● **PROBLEM DETAILS**
Extract, in full, the lines below, beginning at the first and ending with the line that contains "labels = ['PLA". Pictures do not belong in the copy.

● **ENTRIES SHOWN**

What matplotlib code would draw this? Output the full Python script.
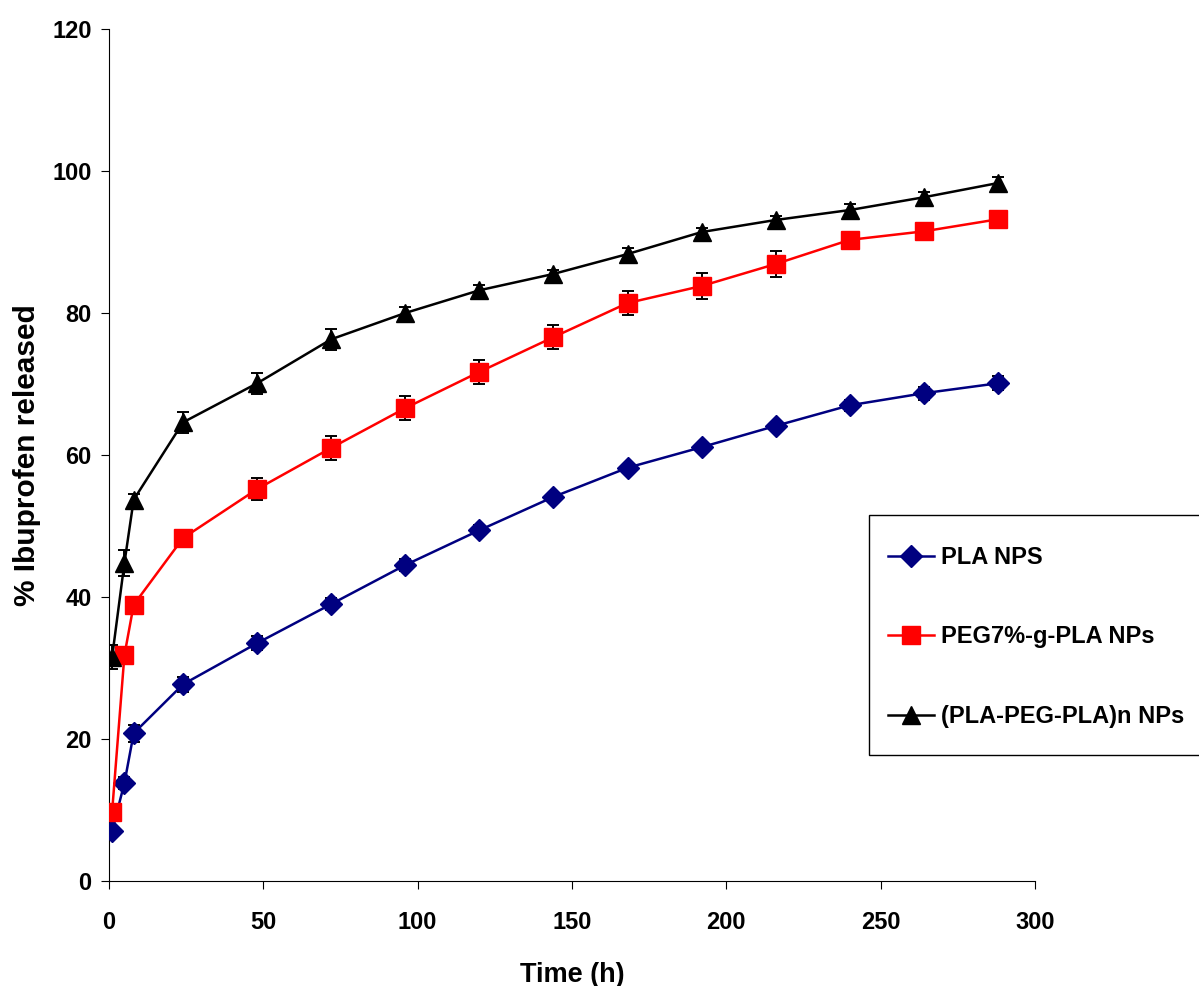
import matplotlib
matplotlib.use("Agg")
import matplotlib.pyplot as plt
from matplotlib.patches import Rectangle

plt.rcParams['font.family'] = ['Liberation Sans', 'DejaVu Sans']
plt.rcParams['font.weight'] = 'bold'

# release time points (h)
time_h = [1, 5, 8, 24, 48, 72, 96, 120, 144, 168, 192, 216, 240, 264, 288]

pla = [7.0, 13.8, 20.8, 27.7, 33.5, 39.0, 44.5, 49.4, 54.1, 58.2, 61.1, 64.1, 67.0, 68.7, 70.1]
pla_err = [0.5, 0.8, 1.2, 1.1, 1.0, 0.8, 0.8, 0.7, 0.6, 0.5, 0.6, 0.6, 0.8, 0.9, 1.0]

peg_g = [9.7, 31.8, 38.9, 48.3, 55.2, 61.0, 66.6, 71.7, 76.6, 81.4, 83.8, 86.9, 90.3, 91.5, 93.2]
peg_g_err = [0.3, 0.3, 0.5, 0.4, 1.5, 1.7, 1.7, 1.7, 1.7, 1.7, 1.8, 1.8, 1.0, 1.0, 0.5]

triblock = [31.5, 44.8, 53.7, 64.6, 70.1, 76.3, 80.0, 83.2, 85.5, 88.3, 91.4, 93.1, 94.5, 96.3, 98.3]
triblock_err = [1.7, 1.8, 0.8, 1.5, 1.5, 1.5, 0.8, 0.8, 0.6, 0.8, 0.6, 0.6, 0.8, 0.8, 0.8]

labels = ['PLA NPS', 'PEG7%-g-PLA NPs', '(PLA-PEG-PLA)n NPs']

fig = plt.figure(figsize=(11.99, 9.86), dpi=100)
ax = fig.add_axes([0.0909, 0.1065, 0.7723, 0.8641])

series = [
    (pla, pla_err, '#000080', 'D', 11.5),
    (peg_g, peg_g_err, '#ff0000', 's', 13),
    (triblock, triblock_err, '#000000', '^', 12.5),
]
handles = []
for (y, e, c, m, ms), lab in zip(series, labels):
    ax.errorbar(time_h, y, yerr=e, fmt='none', ecolor='black', elinewidth=1.4,
                capsize=4.5, capthick=1.4, zorder=2)
    h, = ax.plot(time_h, y, color=c, marker=m, markersize=ms, linewidth=1.8,
                 markeredgecolor=c, label=lab, zorder=3)
    handles.append(h)

ax.set_xlim(0, 300)
ax.set_ylim(0, 120)
ax.set_xticks(range(0, 301, 50))
ax.set_yticks(range(0, 121, 20))
ax.spines['top'].set_visible(False)
ax.spines['right'].set_visible(False)
ax.tick_params(direction='out', length=5.5, labelsize=17)
ax.tick_params(axis='x', pad=16)
ax.tick_params(axis='y', pad=7)
for t in ax.get_xticklabels() + ax.get_yticklabels():
    t.set_fontweight('bold')

ax.set_xlabel('Time (h)', fontsize=19.5, fontweight='bold', labelpad=20)
ax.set_ylabel('% Ibuprofen released', fontsize=21.5, fontweight='bold', labelpad=8)

# legend frame runs off the right edge, so draw it separately
fig.patches.append(Rectangle((0.7248, 0.2343), 0.30, 0.2434, transform=fig.transFigure,
                             facecolor='white', edgecolor='black', linewidth=1.0))
leg = fig.legend(handles=handles, loc='center left', bbox_to_anchor=(0.7406, 0.354),
                 frameon=False, labelspacing=2.4, borderpad=0, borderaxespad=0,
                 handlelength=1.95, handletextpad=0.3,
                 prop={'weight': 'bold', 'size': 17})

fig.savefig('out.png', dpi=100)
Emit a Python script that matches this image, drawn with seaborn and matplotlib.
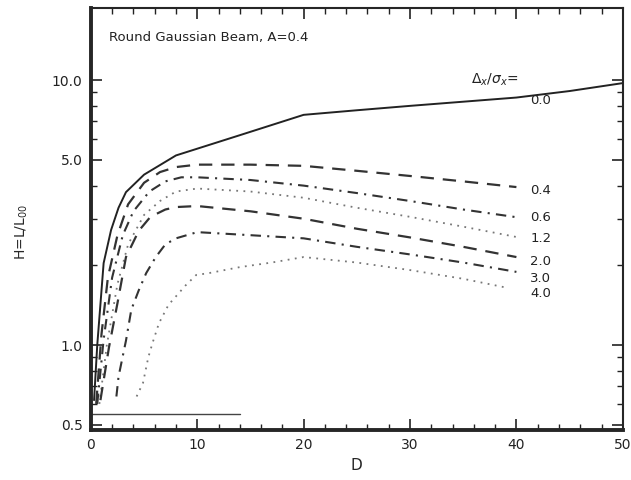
import numpy as np
import pandas as pd
import seaborn as sns
import matplotlib
matplotlib.use("Agg")
import matplotlib.pyplot as plt
from matplotlib.ticker import FixedLocator, NullFormatter

# ---- data ----
labels = ["0.0", "0.4", "0.6", "1.2", "2.0", "3.0", "4.0"]

d_00 = [0.3, 0.6, 1.2, 1.9, 2.6, 3.3, 5, 8, 14, 20, 25, 30, 40, 45, 50]
h_00 = [0.62, 1.0, 2.04, 2.72, 3.3, 3.78, 4.4, 5.2, 6.2, 7.4, 7.7, 8.0, 8.6, 9.1, 9.75]

d_04 = [0.5, 1.0, 1.6, 2.5, 3.5, 5, 6.5, 8, 10, 15, 20, 25, 30, 35, 40]
h_04 = [0.6, 1.1, 1.8, 2.6, 3.4, 4.1, 4.5, 4.7, 4.8, 4.8, 4.75, 4.55, 4.35, 4.15, 3.95]

d_06 = [0.6, 1.2, 2.0, 3.0, 4.0, 5.5, 7, 8.5, 10, 15, 20, 25, 30, 35, 40]
h_06 = [0.6, 1.05, 1.8, 2.6, 3.2, 3.8, 4.15, 4.3, 4.3, 4.2, 4.0, 3.75, 3.5, 3.25, 3.04]

d_12 = [0.8, 1.5, 2.5, 3.5, 5, 6.5, 8, 10, 15, 20, 25, 30, 35, 40]
h_12 = [0.6, 1.0, 1.7, 2.4, 3.1, 3.5, 3.8, 3.9, 3.8, 3.6, 3.3, 3.05, 2.8, 2.56]

d_20 = [0.9, 1.7, 2.5, 3.3, 4.5, 5.6, 7, 8, 10, 15, 20, 25, 30, 35, 40]
h_20 = [0.62, 0.98, 1.44, 2.15, 2.7, 3.05, 3.25, 3.32, 3.35, 3.2, 3.0, 2.75, 2.55, 2.35, 2.15]

d_30 = [2.4, 2.6, 3.3, 3.8, 4.5, 5.2, 6.1, 7, 8, 10, 15, 20, 25, 30, 35, 40]
h_30 = [0.64, 0.76, 1.04, 1.36, 1.61, 1.87, 2.15, 2.4, 2.53, 2.67, 2.6, 2.53, 2.35, 2.2, 2.05, 1.89]

d_40 = [4.3, 4.9, 5.4, 5.8, 6.4, 7.3, 8.9, 9.9, 11.1, 14, 17, 20, 25, 30, 35, 39]
h_40 = [0.64, 0.72, 0.9, 1.02, 1.21, 1.42, 1.68, 1.84, 1.87, 1.97, 2.05, 2.15, 2.05, 1.92, 1.78, 1.65]

x_ticks = [0, 10, 20, 30, 40, 50]
y_ticks = [0.5, 1.0, 5.0, 10.0]
y_tick_labels = ["0.5", "1.0", "5.0", "10.0"]

series_d = [d_00, d_04, d_06, d_12, d_20, d_30, d_40]
series_h = [h_00, h_04, h_06, h_12, h_20, h_30, h_40]

# ---- style ----
sns.set_style("ticks")
plt.rcParams["font.family"] = ["DejaVu Sans"]

styles = {
    "0.0": dict(dashes=None, color="#222222", lw=1.4),
    "0.4": dict(dashes=(6, 4), color="#333333", lw=1.6),
    "0.6": dict(dashes=(5, 3, 1, 3), color="#333333", lw=1.5),
    "1.2": dict(dashes=(1, 3), color="#777777", lw=1.3),
    "2.0": dict(dashes=(6, 4), color="#333333", lw=1.6),
    "3.0": dict(dashes=(5, 3, 1, 3), color="#333333", lw=1.5),
    "4.0": dict(dashes=(1, 3), color="#777777", lw=1.3),
}

fig = plt.figure(figsize=(6.31, 4.80), dpi=100)
ax = fig.add_axes([0.144, 0.104, 0.843, 0.879])

for lab, d, h in zip(labels, series_d, series_h):
    df = pd.DataFrame({"D": d, "H": h})
    st = styles[lab]
    sns.lineplot(data=df, x="D", y="H", ax=ax, color=st["color"], lw=st["lw"],
                 estimator=None, sort=False)
    line = ax.lines[-1]
    if st.get("dashes"):
        line.set_dashes(st["dashes"])

ax.set_yscale("log")
ax.set_xlim(0, 50)
ax.set_ylim(0.478, 18.7)

ax.set_xticks(x_ticks)
ax.set_xticklabels([str(t) for t in x_ticks])
ax.xaxis.set_minor_locator(FixedLocator(np.arange(2, 50, 2)))
ax.yaxis.set_major_locator(FixedLocator(y_ticks))
ax.set_yticklabels(y_tick_labels)
ax.yaxis.set_minor_locator(FixedLocator([0.6, 0.7, 0.8, 0.9, 2, 3, 4, 6, 7, 8, 9]))
ax.yaxis.set_minor_formatter(NullFormatter())

ax.tick_params(which="both", direction="in", top=True, right=True,
               labelsize=10, colors="#222222", pad=6)
ax.tick_params(which="major", length=8, width=1.2)
ax.tick_params(which="minor", length=4, width=1.0)

for s in ["left", "bottom"]:
    ax.spines[s].set_linewidth(2.8)
for s in ["top", "right"]:
    ax.spines[s].set_linewidth(1.5)

# faint mis-registered baseline seen in the scan
ax.plot([0, 14], [0.549, 0.549], color="#444444", lw=1.0)

ax.set_xlabel("D", fontsize=11, labelpad=4)
ax.set_ylabel(r"H=L/L$_{00}$", fontsize=10)
ax.yaxis.set_label_coords(-0.115, 0.47)

ax.text(0.035, 0.93, "Round Gaussian Beam, A=0.4", transform=ax.transAxes,
        fontsize=9.5, color="#222222", va="center", ha="left")
ax.text(0.715, 0.83, r"$\Delta_x/\sigma_x$=", transform=ax.transAxes,
        fontsize=10, color="#222222", va="center", ha="left")

label_pos_y = [8.4, 3.84, 3.02, 2.53, 2.06, 1.79, 1.56]
for lab, yv in zip(labels, label_pos_y):
    ax.text(41.3, yv, lab, fontsize=9.5, color="#222222", va="center", ha="left")

fig.savefig("out.png", dpi=100)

● **REPLY TO THE EXERCISE**
What matplotlib code would draw this? Output the full Python script.
import matplotlib
matplotlib.use("Agg")
import matplotlib.pyplot as plt
from matplotlib.patches import Rectangle

plt.rcParams['font.family'] = ['Liberation Sans', 'DejaVu Sans']
plt.rcParams['font.weight'] = 'bold'

# release time points (h)
time_h = [1, 5, 8, 24, 48, 72, 96, 120, 144, 168, 192, 216, 240, 264, 288]

pla = [7.0, 13.8, 20.8, 27.7, 33.5, 39.0, 44.5, 49.4, 54.1, 58.2, 61.1, 64.1, 67.0, 68.7, 70.1]
pla_err = [0.5, 0.8, 1.2, 1.1, 1.0, 0.8, 0.8, 0.7, 0.6, 0.5, 0.6, 0.6, 0.8, 0.9, 1.0]

peg_g = [9.7, 31.8, 38.9, 48.3, 55.2, 61.0, 66.6, 71.7, 76.6, 81.4, 83.8, 86.9, 90.3, 91.5, 93.2]
peg_g_err = [0.3, 0.3, 0.5, 0.4, 1.5, 1.7, 1.7, 1.7, 1.7, 1.7, 1.8, 1.8, 1.0, 1.0, 0.5]

triblock = [31.5, 44.8, 53.7, 64.6, 70.1, 76.3, 80.0, 83.2, 85.5, 88.3, 91.4, 93.1, 94.5, 96.3, 98.3]
triblock_err = [1.7, 1.8, 0.8, 1.5, 1.5, 1.5, 0.8, 0.8, 0.6, 0.8, 0.6, 0.6, 0.8, 0.8, 0.8]

labels = ['PLA NPS', 'PEG7%-g-PLA NPs', '(PLA-PEG-PLA)n NPs']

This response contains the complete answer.